On 6 February 2018, the European Parliament approved the post-2020 reform of the European Union Emissions Trading System (EU ETS), which was already informally agreed among European institutions in the trilogue process. The reform of the EU ETS will put the EU on track to deliver on the pledges made under the Paris Agreement.

The amendments to the EU ETS Directive will reduce availability of CO2 emission allowances in the EU carbon market by increasing the annual linear reduction factor of the cap from 1.74% to 2.2% from 2021. The linear reduction factor will be kept under review with the option to increase it further by 2024 at the earliest. To accelerate the reduction of the current surplus of allowances in the EU carbon market, the intake rate of the previously agreed Market Stability Reserve (MSR) will be doubled. If the number of available emissions allowances exceeds 833 million, the MSR will withdraw 24% (instead of 12%) of allowances per year, for the first four years starting in 2019. In addition, from 2023, excess allowances in the MSR will be permanently cancelled if the total amount of allowances in the reserve exceeds the amount sold at auctions in the previous year. 

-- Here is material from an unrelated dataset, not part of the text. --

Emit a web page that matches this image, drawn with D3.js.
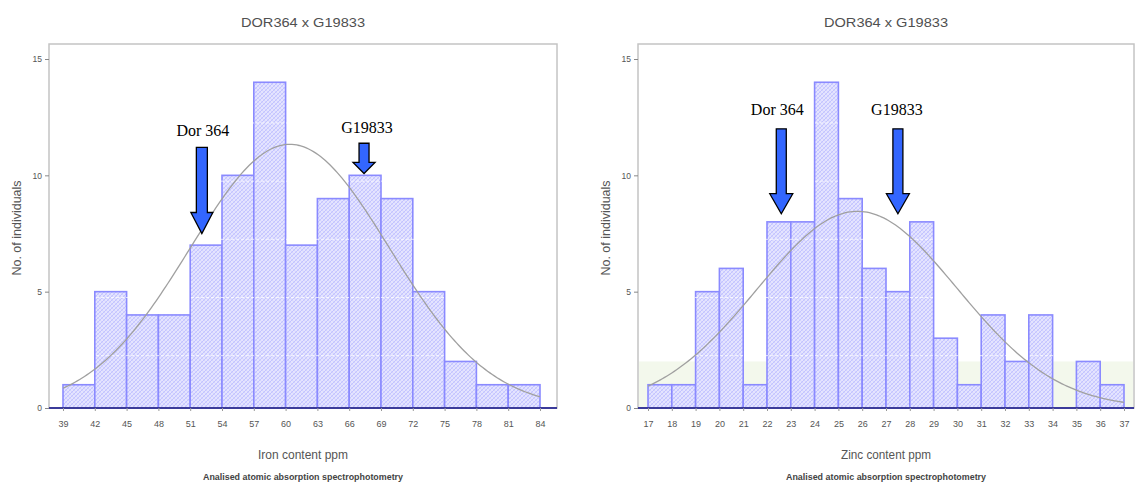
<!DOCTYPE html>
<html>
<head>
<meta charset="utf-8">
<script src="https://cdn.jsdelivr.net/npm/d3@7/dist/d3.min.js"></script>
<style>
  html, body { margin: 0; padding: 0; background: #fff; }
  svg { display: block; }
</style>
</head>
<body>
<svg id="chart" width="1136" height="491"></svg>
<script>
// Iron content histogram (bin starts, width 3 ppm)
const ironBinStarts = [39, 42, 45, 48, 51, 54, 57, 60, 63, 66, 69, 72, 75, 78, 81];
const ironCounts    = [1, 5, 4, 4, 7, 10, 14, 7, 9, 10, 9, 5, 2, 1, 1];
const ironTicks     = [39, 42, 45, 48, 51, 54, 57, 60, 63, 66, 69, 72, 75, 78, 81, 84];
const ironMean = 60.4, ironSd = 9.4;

// Zinc content histogram (bin starts, width 1 ppm)
const zincBinStarts = [17, 18, 19, 20, 21, 22, 23, 24, 25, 26, 27, 28, 29, 30, 31, 32, 33, 34, 35, 36];
const zincCounts    = [1, 1, 5, 6, 1, 8, 8, 14, 9, 6, 5, 8, 3, 1, 4, 2, 4, 0, 2, 1];
const zincTicks     = [17, 18, 19, 20, 21, 22, 23, 24, 25, 26, 27, 28, 29, 30, 31, 32, 33, 34, 35, 36, 37];
const zincMean = 25.8, zincSd = 4.2;

// Parent lines marked on each histogram
const parentNames       = ["Dor 364", "G19833"];
const ironParentValues  = [52.1, 67.4];
const zincParentValues  = [22.6, 27.5];

const yTicks = [0, 5, 10, 15];
const titleText = "DOR364 x G19833";
const yTitle = "No. of individuals";
const footText = "Analised atomic absorption spectrophotometry";

const svg = d3.select("#chart");
const defs = svg.append("defs");

// cross-hatched bar fill
const pat = defs.append("pattern")
  .attr("id", "hatch").attr("patternUnits", "userSpaceOnUse")
  .attr("width", 4).attr("height", 4);
pat.append("rect").attr("width", 4).attr("height", 4).attr("fill", "#e4e4ff");
pat.append("path").attr("d", "M-1,1 L1,-1 M0,4 L4,0 M3,5 L5,3")
  .attr("stroke", "#b4b4ff").attr("stroke-width", 0.7);
pat.append("path").attr("d", "M-1,3 L1,5 M0,0 L4,4 M3,-1 L5,1")
  .attr("stroke", "#c8c8ff").attr("stroke-width", 0.6);

const y = d3.scaleLinear().domain([0, 15]).range([408, 59]);
const frameTop = 44;

function drawPanel(o) {
  const g = svg.append("g");
  const x = d3.scaleLinear().domain(o.tickDomain).range(o.tickRange);
  const cx = (o.frameLeft + o.frameRight) / 2;

  // title
  g.append("text").attr("x", cx).attr("y", 27)
    .attr("text-anchor", "middle")
    .attr("font-family", "Liberation Sans, Arial, sans-serif")
    .attr("font-size", 13.5).attr("fill", "#505050")
    .attr("textLength", 124).attr("lengthAdjust", "spacingAndGlyphs")
    .text(titleText);

  // plot frame
  g.append("rect")
    .attr("x", o.frameLeft).attr("y", frameTop)
    .attr("width", o.frameRight - o.frameLeft).attr("height", y(0) - frameTop)
    .attr("fill", "none").attr("stroke", "#c4c4c4").attr("stroke-width", 1.5);

  if (o.band) {
    g.append("rect")
      .attr("x", o.frameLeft + 1).attr("y", y(2))
      .attr("width", o.frameRight - o.frameLeft - 2).attr("height", y(0) - y(2))
      .attr("fill", "#f3f8ec");
  }

  // bars
  g.selectAll("rect.bar").data(o.starts.map((s, i) => ({ s, c: o.counts[i] })).filter(d => d.c > 0))
    .join("rect").attr("class", "bar")
    .attr("x", d => x(d.s)).attr("y", d => y(d.c))
    .attr("width", d => x(d.s + o.binWidth) - x(d.s))
    .attr("height", d => y(0) - y(d.c))
    .attr("fill", "url(#hatch)")
    .attr("stroke", "#8a8aff").attr("stroke-width", 1.6);

  // faint dashed lines over bars
  [2.25, 4.75, 7.25, 9.75, 12.25].forEach(v => {
    g.append("line")
      .attr("x1", o.frameLeft + 2).attr("x2", o.frameRight - 2)
      .attr("y1", y(v)).attr("y2", y(v))
      .attr("stroke", "#ffffff").attr("stroke-width", 1)
      .attr("stroke-dasharray", "3,2").attr("opacity", 0.75);
  });

  // fitted normal curve
  const n = d3.sum(o.counts);
  const dens = v => n * o.binWidth / (o.sd * Math.sqrt(2 * Math.PI)) *
    Math.exp(-0.5 * Math.pow((v - o.mean) / o.sd, 2));
  const lo = o.tickDomain[0], hi = o.tickDomain[1];
  const pts = d3.range(0, 201).map(i => lo + (hi - lo) * i / 200);
  g.append("path")
    .attr("d", d3.line().x(v => x(v)).y(v => y(dens(v)))(pts))
    .attr("fill", "none").attr("stroke", "#a0a0a0").attr("stroke-width", 1.3);

  // baseline
  g.append("line")
    .attr("x1", o.frameLeft).attr("x2", o.frameRight)
    .attr("y1", y(0)).attr("y2", y(0))
    .attr("stroke", "#3b3b9a").attr("stroke-width", 2);

  // y axis
  const yAxis = d3.axisLeft(y).tickValues(yTicks).tickSize(4).tickPadding(3);
  const ya = g.append("g").attr("transform", `translate(${o.frameLeft},0)`).call(yAxis);
  ya.select(".domain").remove();
  ya.selectAll("line").attr("stroke", "#888");
  ya.selectAll("text").attr("font-family", "Liberation Sans, Arial, sans-serif")
    .attr("font-size", 8.5).attr("fill", "#555");

  // x axis
  const xAxis = d3.axisBottom(x).tickValues(o.ticks).tickSize(3).tickPadding(10);
  const xa = g.append("g").attr("transform", `translate(0,${y(0)})`).call(xAxis);
  xa.select(".domain").remove();
  xa.selectAll("line").attr("stroke", "#999");
  xa.selectAll("text").attr("font-family", "Liberation Sans, Arial, sans-serif")
    .attr("font-size", 9).attr("fill", "#555");

  // axis titles
  g.append("text")
    .attr("transform", `translate(${o.frameLeft - 28},${(frameTop + y(0)) / 2 + 2}) rotate(-90)`)
    .attr("text-anchor", "middle")
    .attr("font-family", "Liberation Sans, Arial, sans-serif")
    .attr("font-size", 12.5).attr("fill", "#555")
    .text(yTitle);
  g.append("text").attr("x", cx).attr("y", 459)
    .attr("text-anchor", "middle")
    .attr("font-family", "Liberation Sans, Arial, sans-serif")
    .attr("font-size", 12).attr("fill", "#555")
    .attr("textLength", o.xTitleLen).attr("lengthAdjust", "spacingAndGlyphs")
    .text(o.xTitle);
  g.append("text").attr("x", cx).attr("y", 480)
    .attr("text-anchor", "middle")
    .attr("font-family", "Liberation Sans, Arial, sans-serif")
    .attr("font-size", 8.5).attr("font-weight", "bold").attr("fill", "#444")
    .attr("textLength", 200).attr("lengthAdjust", "spacingAndGlyphs")
    .text(footText);

  // parent arrows
  o.arrows.forEach((a, i) => {
    const ax = x(o.parents[i]);
    const top = y(a.top), tip = y(a.tip), neck = tip - a.head;
    const sw = a.shaft / 2, hw = a.headW / 2;
    const d = `M${ax - sw},${top} L${ax + sw},${top} L${ax + sw},${neck} L${ax + hw},${neck}` +
              ` L${ax},${tip} L${ax - hw},${neck} L${ax - sw},${neck} Z`;
    g.append("path").attr("d", d)
      .attr("fill", "#3366ff").attr("stroke", "#000").attr("stroke-width", 1.3)
      .attr("stroke-linejoin", "miter");
    g.append("text").attr("x", ax + a.dx).attr("y", y(a.label))
      .attr("text-anchor", "middle")
      .attr("font-family", "Liberation Serif, 'Times New Roman', serif")
      .attr("font-size", 16).attr("fill", "#000")
      .text(parentNames[i]);
  });
}

drawPanel({
  frameLeft: 49, frameRight: 557,
  tickDomain: [39, 84], tickRange: [63, 540],
  starts: ironBinStarts, counts: ironCounts, binWidth: 3, ticks: ironTicks,
  mean: ironMean, sd: ironSd,
  xTitle: "Iron content ppm", xTitleLen: 90,
  parents: ironParentValues,
  arrows: [
    { top: 11.2, tip: 7.5, head: 21, shaft: 11, headW: 22, label: 11.7, dx: 1 },
    { top: 11.38, tip: 10.08, head: 11, shaft: 10, headW: 22, label: 11.8, dx: 3 }
  ]
});

drawPanel({
  frameLeft: 638, frameRight: 1134,
  tickDomain: [17, 37], tickRange: [648, 1124],
  starts: zincBinStarts, counts: zincCounts, binWidth: 1, ticks: zincTicks,
  mean: zincMean, sd: zincSd,
  xTitle: "Zinc content ppm", xTitleLen: 90, band: true,
  parents: zincParentValues,
  arrows: [
    { top: 12.0, tip: 8.35, head: 20, shaft: 10, headW: 23, label: 12.6, dx: -4 },
    { top: 12.0, tip: 8.35, head: 20, shaft: 10, headW: 23, label: 12.6, dx: -1 }
  ]
});
</script>
</body>
</html>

The text adopted by Parliament also includes revisions to better target free allocation to address carbon leakage. Additionally, the amendments will establish financial support mechanisms to promote low-carbon innovation, and support the industry and the power sector in lower-income Member States.

After passing Parliament, the Council of the European Union will have to formally adopt the new law before it enters into force.